Krzysztof Wodiczko
Japanese projects: the documentation
June 7–14, 2019
Tuesday–Saturday, 12 noon–7 pm
Profile Foundation, Franciszkanska 6 street, Warsaw
The show accompanies the international conference “Jikihitsu. Signature of the artist. Japanese tradition in contemporary polish art”
June 10-12, 2019, Association of Polish Architects (SARP), Foksal 2 street, Warsaw
Krzysztof Wodiczko has since the early 1980s been undertaking projects aimed at the democratization of the public space of contemporary cities. He has realized over ninety projections on buildings and public monuments, animated with the voices and gestures of homeless people, immigrants, victims of violence, or war veterans. Sending a socio-political message, the projections raised issues of human rights, democracy, violence, alienation. Underlying both the projections and Wodiczko’s performative Instruments and Vehicles is the idea of including in the public discourse those who are unrepresented in it. In recent years, the artist has taken up the anti-war problematics, initiating a debate on the role culture plays in the commemoration of wars. Remaining true to the Avant-Garde tradition, Wodiczko works to develop technologies to express dissent and transform the status quo.
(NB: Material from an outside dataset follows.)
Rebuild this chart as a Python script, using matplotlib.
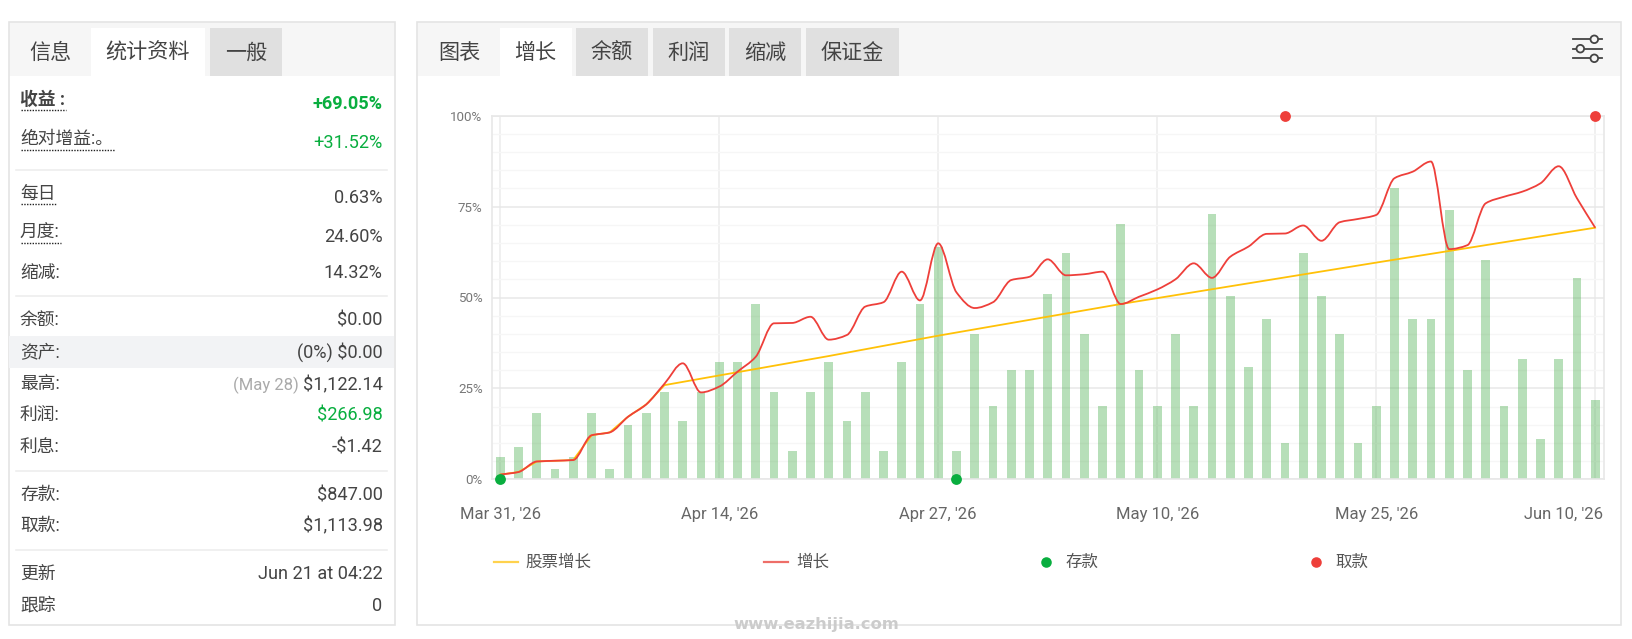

Winner of the Hiroshima Art Prize in 1998, Krzysztof Wodiczko is the author of a number of projects produced in association with Japanese institutions, activists, and urban communities, such as The Hiroshima Projection (1999) with the participation of victims of the 1945 atomic bombing, The Survival Projection in Yokohama (2011), with the participation of victims of the Tohoku earthquake, or Dis-Armor (2000), a psychocultural instrument designed as a communication device for alienated Japanese school youths.